> **WHAT THE TASK REQUIRES**
Copy out all the lines exactly. Omit pictures.

> **RECORDED INFORMATION**
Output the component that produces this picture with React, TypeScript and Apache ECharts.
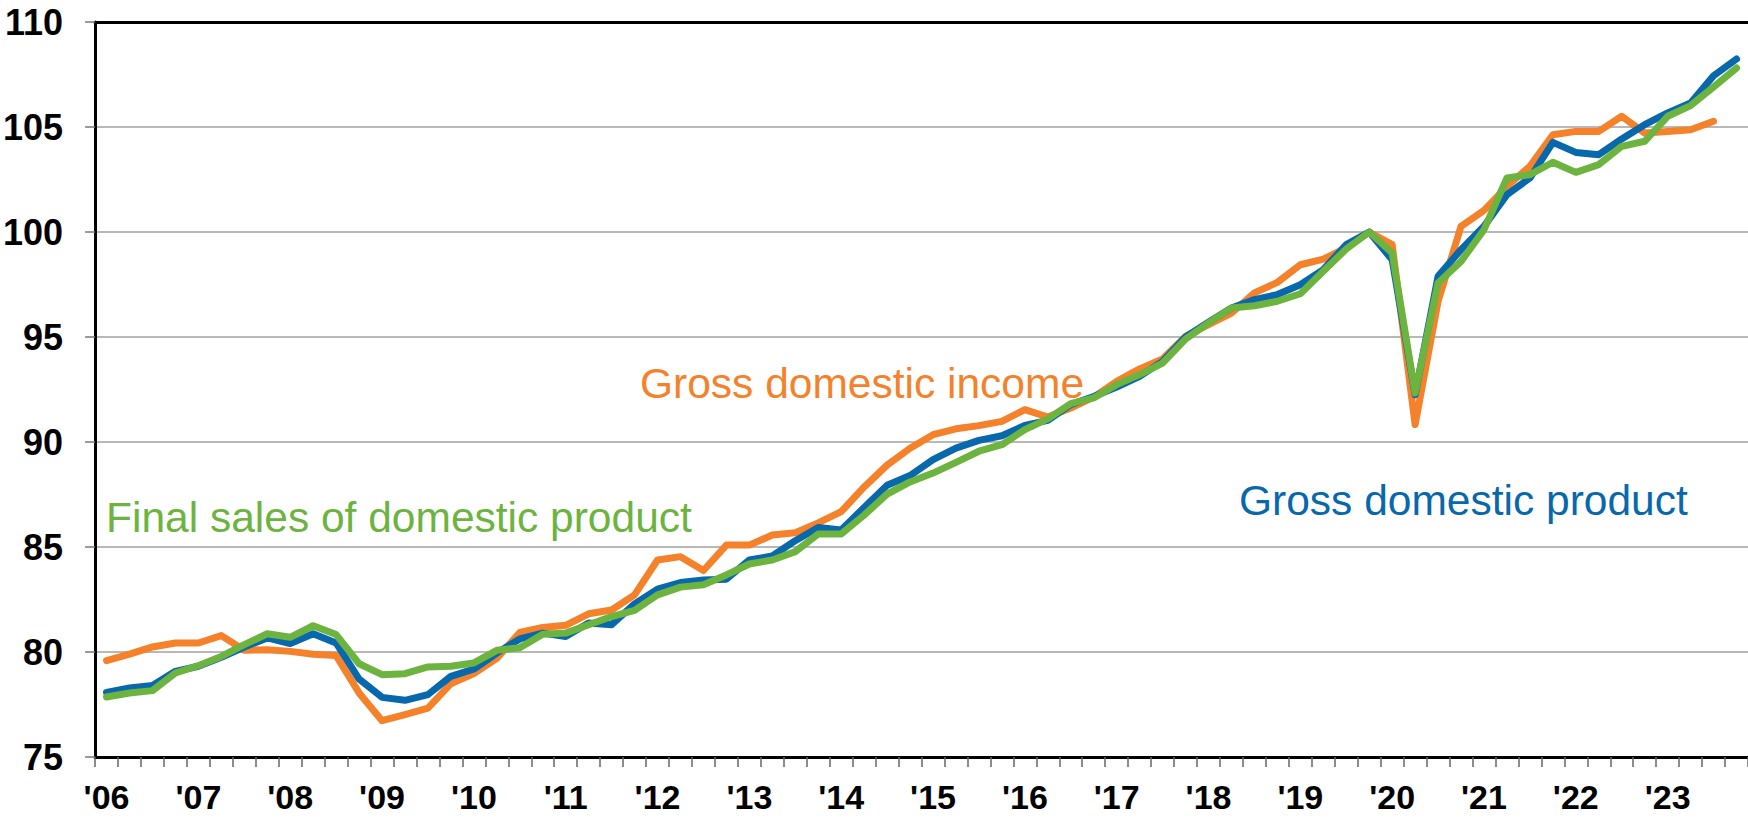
import React, { useEffect, useRef } from "react";
import * as echarts from "echarts";

const years = [2006, 2007, 2008, 2009, 2010, 2011, 2012, 2013, 2014, 2015, 2016, 2017, 2018, 2019, 2020, 2021, 2022, 2023];
const quarters = ["Q1", "Q2", "Q3", "Q4"];
const categories: string[] = [];
years.forEach((y) => quarters.forEach((q) => categories.push(`${y}${q}`)));

const yTicks = { min: 75, max: 110, interval: 5 };

const gdi = [
  79.59, 79.9, 80.24, 80.43, 80.43, 80.78, 80.08, 80.11, 80.03, 79.89, 79.83, 78.05,
  76.73, 77.02, 77.33, 78.49, 78.97, 79.7, 80.93, 81.17, 81.27, 81.82, 82.0, 82.72,
  84.38, 84.54, 83.88, 85.09, 85.09, 85.57, 85.68, 86.15, 86.68, 87.86, 88.9, 89.7,
  90.35, 90.63, 90.78, 90.98, 91.54, 91.19, 91.62, 92.14, 92.89, 93.48, 93.95, 95.03,
  95.59, 96.14, 97.1, 97.6, 98.44, 98.71, 99.24, 100.0, 99.4, 90.83, 96.7, 100.27,
  101.03, 102.17, 103.13, 104.63, 104.79, 104.79, 105.51, 104.71, 104.79, 104.87, 105.27,
];

const gdp = [
  78.08, 78.29, 78.41, 79.08, 79.32, 79.75, 80.24, 80.67, 80.4, 80.87, 80.43, 78.71,
  77.84, 77.7, 77.97, 78.84, 79.19, 79.95, 80.62, 80.9, 80.74, 81.38, 81.3, 82.29,
  82.99, 83.31, 83.43, 83.47, 84.38, 84.57, 85.3, 85.93, 85.81, 86.88, 87.94, 88.4,
  89.16, 89.71, 90.08, 90.3, 90.79, 91.03, 91.78, 92.17, 92.62, 93.13, 93.84, 95.0,
  95.7, 96.38, 96.78, 97.02, 97.49, 98.21, 99.4, 100.0, 98.68, 92.25, 97.89, 99.16,
  100.27, 101.78, 102.57, 104.27, 103.79, 103.68, 104.43, 105.11, 105.67, 106.14, 107.44, 108.24,
];

const finalSales = [
  77.86, 78.05, 78.16, 79.0, 79.35, 79.79, 80.35, 80.87, 80.7, 81.25, 80.83, 79.44,
  78.92, 78.97, 79.29, 79.32, 79.48, 80.08, 80.2, 80.85, 80.9, 81.3, 81.69, 81.98,
  82.72, 83.09, 83.2, 83.67, 84.19, 84.38, 84.78, 85.62, 85.62, 86.52, 87.52, 88.1,
  88.52, 89.03, 89.56, 89.87, 90.59, 91.1, 91.83, 92.1, 92.73, 93.21, 93.76, 94.9,
  95.67, 96.38, 96.49, 96.7, 97.06, 98.13, 99.19, 100.0, 99.0, 92.33, 97.57, 98.6,
  100.11, 102.57, 102.73, 103.32, 102.84, 103.21, 104.08, 104.32, 105.51, 106.02, 106.9, 107.81,
];

const BLUE = "#0868ac";
const ORANGE = "#f5822a";
const GREEN = "#6db33f";
const FONT = "'Liberation Sans', Arial, sans-serif";

export default function App() {
  const ref = useRef<HTMLDivElement>(null);
  useEffect(() => {
    if (!ref.current) return;
    const chart = echarts.init(ref.current, undefined, { renderer: "svg" });
    const lineStyle = (color: string) => ({ color, width: 7, cap: "round", join: "round" });
    chart.setOption({
      animation: false,
      backgroundColor: "#ffffff",
      grid: { left: 95, right: 0, top: 22, bottom: 61, containLabel: false },
      xAxis: [
        {
          type: "category",
          data: categories,
          boundaryGap: true,
          position: "bottom",
          axisLine: { show: true, lineStyle: { color: "#000", width: 3 } },
          axisTick: { show: true, interval: 0, length: 10, lineStyle: { color: "#666", width: 1.5 } },
          axisLabel: {
            interval: (idx: number) => idx % 4 === 0,
            formatter: (v: string) => "'" + v.slice(2, 4),
            margin: 25,
            lineHeight: 30,
            fontFamily: FONT,
            fontWeight: "bold",
            fontSize: 34,
            color: "#000",
          },
          splitLine: { show: false },
        },
        {
          type: "category",
          data: categories,
          position: "top",
          axisLine: { show: true, onZero: false, lineStyle: { color: "#000", width: 3 } },
          axisTick: { show: false },
          axisLabel: { show: false },
          splitLine: { show: false },
        },
      ],
      yAxis: {
        type: "value",
        min: yTicks.min,
        max: yTicks.max,
        interval: yTicks.interval,
        axisLine: { show: true, lineStyle: { color: "#000", width: 3 } },
        axisTick: { show: true, length: 10, lineStyle: { color: "#777", width: 1.5 } },
        axisLabel: {
          margin: 32,
          fontFamily: FONT,
          fontWeight: "bold",
          fontSize: 36,
          color: "#000",
        },
        splitLine: { show: true, lineStyle: { color: "#a0a0a0", width: 1.5 } },
      },
      series: [
        { name: "Gross domestic income", type: "line", data: gdi, showSymbol: false, lineStyle: lineStyle(ORANGE), itemStyle: { color: ORANGE }, z: 2 },
        { name: "Gross domestic product", type: "line", data: gdp, showSymbol: false, lineStyle: lineStyle(BLUE), itemStyle: { color: BLUE }, z: 3 },
        { name: "Final sales of domestic product", type: "line", data: finalSales, showSymbol: false, lineStyle: lineStyle(GREEN), itemStyle: { color: GREEN }, z: 4 },
      ],
      graphic: [
        {
          type: "text",
          x: 640,
          y: 383,
          style: { text: "Gross domestic income", fill: ORANGE, font: `42.5px ${FONT}`, textVerticalAlign: "middle", textAlign: "left" },
        },
        {
          type: "text",
          x: 106,
          y: 517,
          style: { text: "Final sales of domestic product", fill: GREEN, font: `42.5px ${FONT}`, textVerticalAlign: "middle", textAlign: "left" },
        },
        {
          type: "text",
          x: 1239,
          y: 500,
          style: { text: "Gross domestic product", fill: BLUE, font: `42.5px ${FONT}`, textVerticalAlign: "middle", textAlign: "left" },
        },
      ],
    });
    return () => chart.dispose();
  }, []);
  return (
    <div
      ref={ref}
      style={{ position: "fixed", left: 0, top: 0, width: 1748, height: 818, background: "#fff" }}
    />
  );
}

> **EXERCISE SOLUTION**
Output the component that produces this picture with React, TypeScript and Apache ECharts.
import React, { useEffect, useRef } from "react";
import * as echarts from "echarts";

const years = [2006, 2007, 2008, 2009, 2010, 2011, 2012, 2013, 2014, 2015, 2016, 2017, 2018, 2019, 2020, 2021, 2022, 2023];
const quarters = ["Q1", "Q2", "Q3", "Q4"];
const categories: string[] = [];
years.forEach((y) => quarters.forEach((q) => categories.push(`${y}${q}`)));

const yTicks = { min: 75, max: 110, interval: 5 };

const gdi = [
  79.59, 79.9, 80.24, 80.43, 80.43, 80.78, 80.08, 80.11, 80.03, 79.89, 79.83, 78.05,
  76.73, 77.02, 77.33, 78.49, 78.97, 79.7, 80.93, 81.17, 81.27, 81.82, 82.0, 82.72,
  84.38, 84.54, 83.88, 85.09, 85.09, 85.57, 85.68, 86.15, 86.68, 87.86, 88.9, 89.7,
  90.35, 90.63, 90.78, 90.98, 91.54, 91.19, 91.62, 92.14, 92.89, 93.48, 93.95, 95.03,
  95.59, 96.14, 97.1, 97.6, 98.44, 98.71, 99.24, 100.0, 99.4, 90.83, 96.7, 100.27,
  101.03, 102.17, 103.13, 104.63, 104.79, 104.79, 105.51, 104.71, 104.79, 104.87, 105.27,
];

const gdp = [
  78.08, 78.29, 78.41, 79.08, 79.32, 79.75, 80.24, 80.67, 80.4, 80.87, 80.43, 78.71,
  77.84, 77.7, 77.97, 78.84, 79.19, 79.95, 80.62, 80.9, 80.74, 81.38, 81.3, 82.29,
  82.99, 83.31, 83.43, 83.47, 84.38, 84.57, 85.3, 85.93, 85.81, 86.88, 87.94, 88.4,
  89.16, 89.71, 90.08, 90.3, 90.79, 91.03, 91.78, 92.17, 92.62, 93.13, 93.84, 95.0,
  95.7, 96.38, 96.78, 97.02, 97.49, 98.21, 99.4, 100.0, 98.68, 92.25, 97.89, 99.16,
  100.27, 101.78, 102.57, 104.27, 103.79, 103.68, 104.43, 105.11, 105.67, 106.14, 107.44, 108.24,
];

const finalSales = [
  77.86, 78.05, 78.16, 79.0, 79.35, 79.79, 80.35, 80.87, 80.7, 81.25, 80.83, 79.44,
  78.92, 78.97, 79.29, 79.32, 79.48, 80.08, 80.2, 80.85, 80.9, 81.3, 81.69, 81.98,
  82.72, 83.09, 83.2, 83.67, 84.19, 84.38, 84.78, 85.62, 85.62, 86.52, 87.52, 88.1,
  88.52, 89.03, 89.56, 89.87, 90.59, 91.1, 91.83, 92.1, 92.73, 93.21, 93.76, 94.9,
  95.67, 96.38, 96.49, 96.7, 97.06, 98.13, 99.19, 100.0, 99.0, 92.33, 97.57, 98.6,
  100.11, 102.57, 102.73, 103.32, 102.84, 103.21, 104.08, 104.32, 105.51, 106.02, 106.9, 107.81,
];

const BLUE = "#0868ac";
const ORANGE = "#f5822a";
const GREEN = "#6db33f";
const FONT = "'Liberation Sans', Arial, sans-serif";

export default function App() {
  const ref = useRef<HTMLDivElement>(null);
  useEffect(() => {
    if (!ref.current) return;
    const chart = echarts.init(ref.current, undefined, { renderer: "svg" });
    const lineStyle = (color: string) => ({ color, width: 7, cap: "round", join: "round" });
    chart.setOption({
      animation: false,
      backgroundColor: "#ffffff",
      grid: { left: 95, right: 0, top: 22, bottom: 61, containLabel: false },
      xAxis: [
        {
          type: "category",
          data: categories,
          boundaryGap: true,
          position: "bottom",
          axisLine: { show: true, lineStyle: { color: "#000", width: 3 } },
          axisTick: { show: true, interval: 0, length: 10, lineStyle: { color: "#666", width: 1.5 } },
          axisLabel: {
            interval: (idx: number) => idx % 4 === 0,
            formatter: (v: string) => "'" + v.slice(2, 4),
            margin: 25,
            lineHeight: 30,
            fontFamily: FONT,
            fontWeight: "bold",
            fontSize: 34,
            color: "#000",
          },
          splitLine: { show: false },
        },
        {
          type: "category",
          data: categories,
          position: "top",
          axisLine: { show: true, onZero: false, lineStyle: { color: "#000", width: 3 } },
          axisTick: { show: false },
          axisLabel: { show: false },
          splitLine: { show: false },
        },
      ],
      yAxis: {
        type: "value",
        min: yTicks.min,
        max: yTicks.max,
        interval: yTicks.interval,
        axisLine: { show: true, lineStyle: { color: "#000", width: 3 } },
        axisTick: { show: true, length: 10, lineStyle: { color: "#777", width: 1.5 } },
        axisLabel: {
          margin: 32,
          fontFamily: FONT,
          fontWeight: "bold",
          fontSize: 36,
          color: "#000",
        },
        splitLine: { show: true, lineStyle: { color: "#a0a0a0", width: 1.5 } },
      },
      series: [
        { name: "Gross domestic income", type: "line", data: gdi, showSymbol: false, lineStyle: lineStyle(ORANGE), itemStyle: { color: ORANGE }, z: 2 },
        { name: "Gross domestic product", type: "line", data: gdp, showSymbol: false, lineStyle: lineStyle(BLUE), itemStyle: { color: BLUE }, z: 3 },
        { name: "Final sales of domestic product", type: "line", data: finalSales, showSymbol: false, lineStyle: lineStyle(GREEN), itemStyle: { color: GREEN }, z: 4 },
      ],
      graphic: [
        {
          type: "text",
          x: 640,
          y: 383,
          style: { text: "Gross domestic income", fill: ORANGE, font: `42.5px ${FONT}`, textVerticalAlign: "middle", textAlign: "left" },
        },
        {
          type: "text",
          x: 106,
          y: 517,
          style: { text: "Final sales of domestic product", fill: GREEN, font: `42.5px ${FONT}`, textVerticalAlign: "middle", textAlign: "left" },
        },
        {
          type: "text",
          x: 1239,
          y: 500,
          style: { text: "Gross domestic product", fill: BLUE, font: `42.5px ${FONT}`, textVerticalAlign: "middle", textAlign: "left" },
        },
      ],
    });
    return () => chart.dispose();
  }, []);
  return (
    <div
      ref={ref}
      style={{ position: "fixed", left: 0, top: 0, width: 1748, height: 818, background: "#fff" }}
    />
  );
}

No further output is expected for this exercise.